Supplied records →
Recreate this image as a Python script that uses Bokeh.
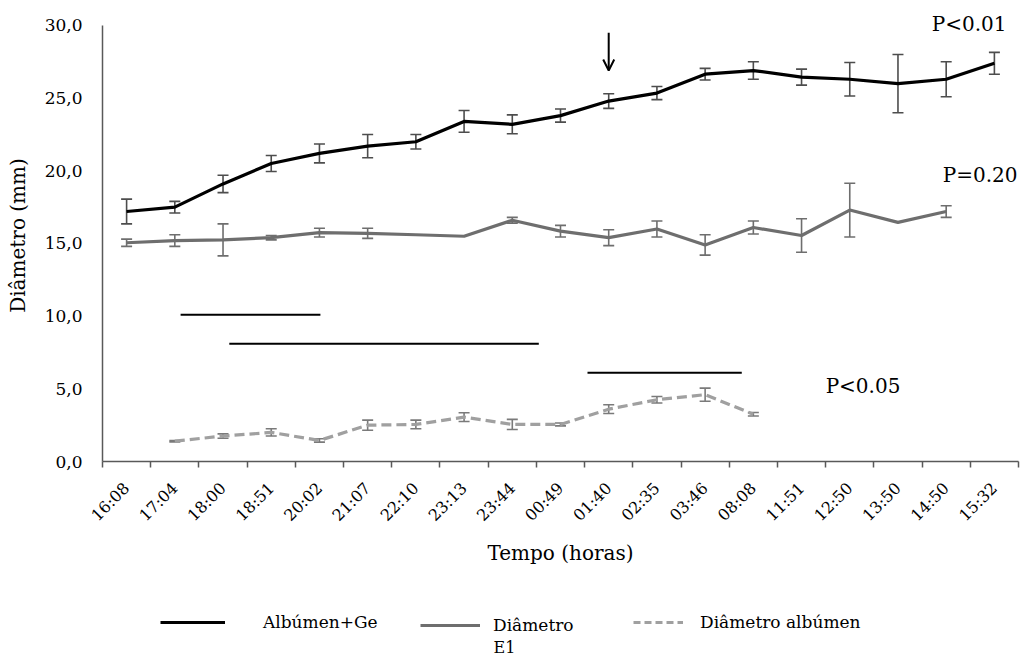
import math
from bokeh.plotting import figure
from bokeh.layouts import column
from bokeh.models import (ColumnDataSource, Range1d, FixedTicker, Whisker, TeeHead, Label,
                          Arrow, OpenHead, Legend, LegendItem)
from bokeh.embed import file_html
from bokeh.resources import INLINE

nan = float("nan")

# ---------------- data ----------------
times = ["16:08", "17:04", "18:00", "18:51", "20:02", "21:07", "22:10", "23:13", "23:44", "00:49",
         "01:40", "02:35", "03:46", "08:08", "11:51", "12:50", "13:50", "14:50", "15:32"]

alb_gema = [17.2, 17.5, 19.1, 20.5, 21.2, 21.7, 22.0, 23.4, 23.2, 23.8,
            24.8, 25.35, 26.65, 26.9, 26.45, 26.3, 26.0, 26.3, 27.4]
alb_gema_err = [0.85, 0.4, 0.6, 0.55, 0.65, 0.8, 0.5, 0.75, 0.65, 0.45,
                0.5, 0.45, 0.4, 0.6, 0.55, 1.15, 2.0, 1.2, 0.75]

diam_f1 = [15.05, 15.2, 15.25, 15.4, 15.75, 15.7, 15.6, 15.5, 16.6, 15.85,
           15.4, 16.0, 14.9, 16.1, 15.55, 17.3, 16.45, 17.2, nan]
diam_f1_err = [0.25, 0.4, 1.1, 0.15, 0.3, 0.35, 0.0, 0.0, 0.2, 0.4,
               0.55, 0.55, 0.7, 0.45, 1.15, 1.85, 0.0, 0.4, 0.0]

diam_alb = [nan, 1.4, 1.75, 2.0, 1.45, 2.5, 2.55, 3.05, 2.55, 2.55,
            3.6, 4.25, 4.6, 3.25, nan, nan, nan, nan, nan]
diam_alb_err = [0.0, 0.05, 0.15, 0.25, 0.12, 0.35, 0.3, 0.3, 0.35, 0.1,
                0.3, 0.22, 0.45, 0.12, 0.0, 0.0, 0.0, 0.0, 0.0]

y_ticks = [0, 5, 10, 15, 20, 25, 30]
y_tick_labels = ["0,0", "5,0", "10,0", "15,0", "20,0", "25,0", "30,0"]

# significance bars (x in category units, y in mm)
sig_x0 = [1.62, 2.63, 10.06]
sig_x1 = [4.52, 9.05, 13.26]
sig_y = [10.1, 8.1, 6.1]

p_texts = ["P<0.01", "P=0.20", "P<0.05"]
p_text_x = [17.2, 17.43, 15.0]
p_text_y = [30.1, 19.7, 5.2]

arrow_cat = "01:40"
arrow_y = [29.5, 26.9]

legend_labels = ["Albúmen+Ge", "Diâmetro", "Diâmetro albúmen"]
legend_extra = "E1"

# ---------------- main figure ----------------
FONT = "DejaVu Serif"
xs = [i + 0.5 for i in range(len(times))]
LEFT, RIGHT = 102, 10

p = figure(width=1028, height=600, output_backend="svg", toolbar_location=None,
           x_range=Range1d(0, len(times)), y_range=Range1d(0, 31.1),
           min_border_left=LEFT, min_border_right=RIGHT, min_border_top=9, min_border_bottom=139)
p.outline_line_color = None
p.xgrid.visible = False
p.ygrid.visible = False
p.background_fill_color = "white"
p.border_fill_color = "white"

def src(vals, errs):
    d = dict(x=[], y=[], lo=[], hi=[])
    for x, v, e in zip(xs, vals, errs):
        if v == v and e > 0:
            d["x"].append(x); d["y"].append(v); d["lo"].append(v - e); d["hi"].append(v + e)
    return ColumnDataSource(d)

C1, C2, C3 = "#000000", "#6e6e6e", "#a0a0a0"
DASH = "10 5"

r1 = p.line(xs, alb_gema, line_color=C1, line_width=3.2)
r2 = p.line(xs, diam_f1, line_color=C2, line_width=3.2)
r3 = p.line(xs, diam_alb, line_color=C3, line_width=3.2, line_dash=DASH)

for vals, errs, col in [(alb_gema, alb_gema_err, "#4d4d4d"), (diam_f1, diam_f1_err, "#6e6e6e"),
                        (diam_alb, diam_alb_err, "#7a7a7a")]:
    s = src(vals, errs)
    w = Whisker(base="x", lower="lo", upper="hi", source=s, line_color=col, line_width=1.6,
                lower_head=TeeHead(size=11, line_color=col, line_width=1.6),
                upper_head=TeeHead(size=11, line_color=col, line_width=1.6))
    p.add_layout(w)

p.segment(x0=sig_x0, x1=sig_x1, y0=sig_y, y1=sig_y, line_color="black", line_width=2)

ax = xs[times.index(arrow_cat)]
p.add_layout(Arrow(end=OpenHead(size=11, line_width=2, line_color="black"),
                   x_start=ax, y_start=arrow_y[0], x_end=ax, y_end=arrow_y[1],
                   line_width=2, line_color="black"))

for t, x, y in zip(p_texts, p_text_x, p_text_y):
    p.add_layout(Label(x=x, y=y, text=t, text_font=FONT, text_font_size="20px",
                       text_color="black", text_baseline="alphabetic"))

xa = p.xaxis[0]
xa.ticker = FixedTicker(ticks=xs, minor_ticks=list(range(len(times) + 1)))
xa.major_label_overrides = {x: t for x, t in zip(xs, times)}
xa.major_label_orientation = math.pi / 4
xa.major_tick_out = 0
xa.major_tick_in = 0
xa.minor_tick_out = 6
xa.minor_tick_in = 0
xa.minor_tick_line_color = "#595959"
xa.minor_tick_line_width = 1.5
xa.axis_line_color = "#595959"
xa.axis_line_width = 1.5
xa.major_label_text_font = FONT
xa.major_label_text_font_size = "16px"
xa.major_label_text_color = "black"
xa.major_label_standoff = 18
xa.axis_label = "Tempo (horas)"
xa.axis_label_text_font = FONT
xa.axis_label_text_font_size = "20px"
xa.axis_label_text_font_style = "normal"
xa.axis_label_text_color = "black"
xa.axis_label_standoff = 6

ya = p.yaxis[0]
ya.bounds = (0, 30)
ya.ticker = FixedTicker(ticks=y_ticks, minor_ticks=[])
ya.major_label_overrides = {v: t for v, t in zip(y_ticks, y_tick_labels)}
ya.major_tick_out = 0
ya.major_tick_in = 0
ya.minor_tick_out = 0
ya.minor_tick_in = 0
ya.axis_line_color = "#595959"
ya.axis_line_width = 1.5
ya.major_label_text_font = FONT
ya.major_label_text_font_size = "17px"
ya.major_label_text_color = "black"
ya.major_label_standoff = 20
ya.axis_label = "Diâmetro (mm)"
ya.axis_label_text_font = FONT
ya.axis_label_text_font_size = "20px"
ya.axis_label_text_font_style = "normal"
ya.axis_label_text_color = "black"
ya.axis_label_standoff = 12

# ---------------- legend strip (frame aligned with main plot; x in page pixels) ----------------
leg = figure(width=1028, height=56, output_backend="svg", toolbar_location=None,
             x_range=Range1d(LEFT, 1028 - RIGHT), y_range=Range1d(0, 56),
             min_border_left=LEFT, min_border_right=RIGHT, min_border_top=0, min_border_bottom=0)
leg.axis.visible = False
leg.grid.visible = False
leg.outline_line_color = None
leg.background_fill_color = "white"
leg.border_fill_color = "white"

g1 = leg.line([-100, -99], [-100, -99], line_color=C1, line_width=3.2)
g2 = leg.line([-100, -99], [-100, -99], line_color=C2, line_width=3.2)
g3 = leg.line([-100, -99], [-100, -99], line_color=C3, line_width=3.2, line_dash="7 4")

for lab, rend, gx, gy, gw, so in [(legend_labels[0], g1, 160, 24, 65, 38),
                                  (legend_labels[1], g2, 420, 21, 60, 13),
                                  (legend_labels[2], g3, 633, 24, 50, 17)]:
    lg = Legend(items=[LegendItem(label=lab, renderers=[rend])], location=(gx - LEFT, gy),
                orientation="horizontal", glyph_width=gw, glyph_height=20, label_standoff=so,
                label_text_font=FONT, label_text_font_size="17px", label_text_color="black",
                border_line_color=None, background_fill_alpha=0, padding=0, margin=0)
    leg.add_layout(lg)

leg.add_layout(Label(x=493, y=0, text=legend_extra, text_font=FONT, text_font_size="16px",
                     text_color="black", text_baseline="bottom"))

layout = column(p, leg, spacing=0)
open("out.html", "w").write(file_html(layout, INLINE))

--

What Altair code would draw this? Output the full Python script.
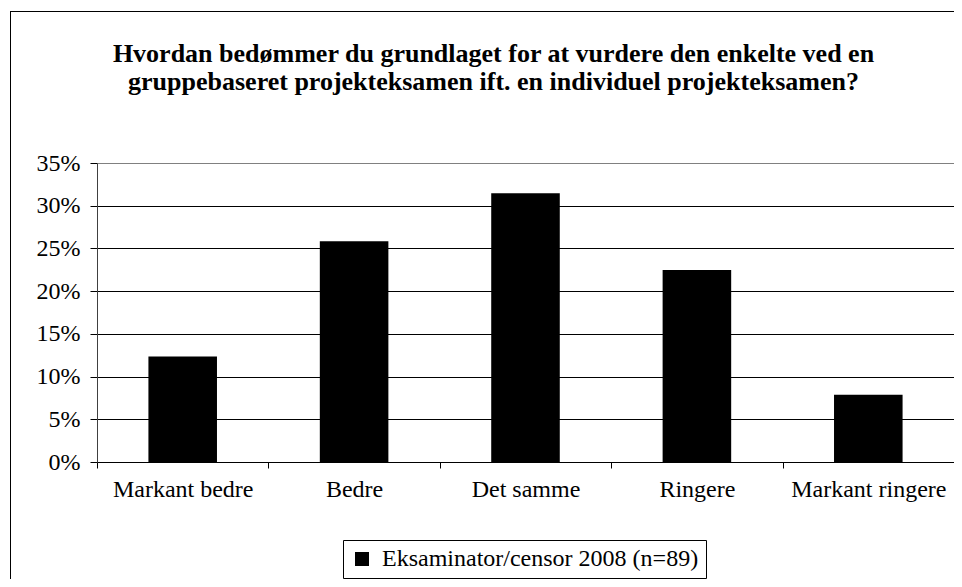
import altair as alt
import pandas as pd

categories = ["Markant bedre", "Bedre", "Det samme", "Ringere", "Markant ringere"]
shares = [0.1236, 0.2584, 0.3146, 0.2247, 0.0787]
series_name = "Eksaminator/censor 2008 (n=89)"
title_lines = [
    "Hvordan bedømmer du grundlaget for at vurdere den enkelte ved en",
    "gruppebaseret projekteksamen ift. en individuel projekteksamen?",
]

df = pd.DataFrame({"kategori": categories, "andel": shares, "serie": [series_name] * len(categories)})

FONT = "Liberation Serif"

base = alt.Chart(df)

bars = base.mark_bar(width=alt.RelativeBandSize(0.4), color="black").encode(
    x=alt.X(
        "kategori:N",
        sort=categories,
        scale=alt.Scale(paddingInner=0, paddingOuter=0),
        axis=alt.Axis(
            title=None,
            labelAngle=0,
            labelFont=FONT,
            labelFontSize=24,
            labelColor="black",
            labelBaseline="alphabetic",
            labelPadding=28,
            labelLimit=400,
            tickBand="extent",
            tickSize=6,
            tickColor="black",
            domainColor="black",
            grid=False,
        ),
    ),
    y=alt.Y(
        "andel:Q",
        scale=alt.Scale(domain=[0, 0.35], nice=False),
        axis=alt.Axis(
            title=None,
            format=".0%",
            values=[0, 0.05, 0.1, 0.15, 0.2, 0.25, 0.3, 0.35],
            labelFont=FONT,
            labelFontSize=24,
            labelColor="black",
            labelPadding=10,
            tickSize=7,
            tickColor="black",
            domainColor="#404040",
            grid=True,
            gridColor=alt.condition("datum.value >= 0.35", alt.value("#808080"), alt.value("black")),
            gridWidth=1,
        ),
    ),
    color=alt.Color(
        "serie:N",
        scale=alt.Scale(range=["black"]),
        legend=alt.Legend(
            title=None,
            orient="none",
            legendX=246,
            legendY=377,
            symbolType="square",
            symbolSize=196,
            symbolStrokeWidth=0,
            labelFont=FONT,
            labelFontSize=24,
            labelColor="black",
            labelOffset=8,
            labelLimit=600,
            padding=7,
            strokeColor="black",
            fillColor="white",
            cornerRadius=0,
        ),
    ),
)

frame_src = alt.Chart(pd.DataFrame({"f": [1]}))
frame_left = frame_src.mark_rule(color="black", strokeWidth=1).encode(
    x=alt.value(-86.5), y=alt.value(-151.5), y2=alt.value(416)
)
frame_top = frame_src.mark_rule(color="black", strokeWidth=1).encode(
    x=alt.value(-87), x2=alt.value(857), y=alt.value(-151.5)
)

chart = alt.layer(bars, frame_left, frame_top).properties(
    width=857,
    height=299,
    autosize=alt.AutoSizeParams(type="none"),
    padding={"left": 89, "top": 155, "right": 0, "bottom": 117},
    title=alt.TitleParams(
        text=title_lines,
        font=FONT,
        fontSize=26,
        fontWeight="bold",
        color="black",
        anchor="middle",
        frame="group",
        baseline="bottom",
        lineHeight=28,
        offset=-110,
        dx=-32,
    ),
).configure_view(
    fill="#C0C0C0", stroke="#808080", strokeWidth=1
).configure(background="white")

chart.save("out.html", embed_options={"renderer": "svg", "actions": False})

Written instruction → Only the lines starting at the line with "What Altair code" and ending at the line with "base = alt.Chart(df)" should be printed again, exactly and with both ends kept; omit the pictures.

Task response →
What Altair code would draw this? Output the full Python script.
import altair as alt
import pandas as pd

categories = ["Markant bedre", "Bedre", "Det samme", "Ringere", "Markant ringere"]
shares = [0.1236, 0.2584, 0.3146, 0.2247, 0.0787]
series_name = "Eksaminator/censor 2008 (n=89)"
title_lines = [
    "Hvordan bedømmer du grundlaget for at vurdere den enkelte ved en",
    "gruppebaseret projekteksamen ift. en individuel projekteksamen?",
]

df = pd.DataFrame({"kategori": categories, "andel": shares, "serie": [series_name] * len(categories)})

FONT = "Liberation Serif"

base = alt.Chart(df)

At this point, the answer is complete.